The work presented is one of a new series in which the artist have made use of different film myths, recreating them literally, in a deliberate attempt to reproduce them exactly and faithfully.
In this case, she proposes to appropriate a mythical image from Alfred Hitchcock’s The Birds and reconstruct it as a tangible reality. In order to do this, Diana Larrea will invade the two main façades of the Casa de América with a horde of black crows made of synthetic material. They will perch on the cornices, window-ledges, balconies etc. of the building in such a way that they will cover practically everything like an enormous swarm of bees. As in the film, the threatening presence of the birds in everyday surroundings will alter our customary perception of everyday reality.

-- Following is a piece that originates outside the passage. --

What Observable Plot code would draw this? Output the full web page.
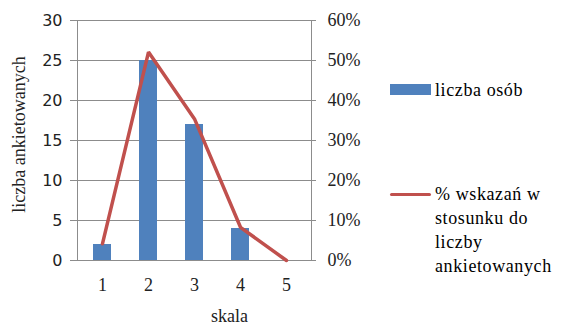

The basis of this work is found at the point when the spectator, on seeing this image omnipresent in our collective memory, immediately identifies and recognizes it, recalling the original model in the film. The artist is very interested in reflecting on the concept of the myth as a cultural image that participates in the integration of individuals. Contrary to what is usually claimed, the more a myth is used the more it perpetuates its essential meaning, affirming its own power in the world of collective illusions. The power of the myth lies in the fact that it gives us a much more intense awareness of reality than reality itself.
The symbolism of this image can be found in the universal myth of divine punishment. Like the episode narrated in the Old Testament of the plagues in Egypt, the occupation by the threatening birds is something we do not expect and cannot explain. When D. Larrea use this artistic replica to repeat a similar event in our current world, she is refering to those dreaded prophecies that are inexorably fulfilled. That an image from the fantasy world of our nightmares can suddenly take on concrete form confers on the work a certain sinister quality that is very disturbing.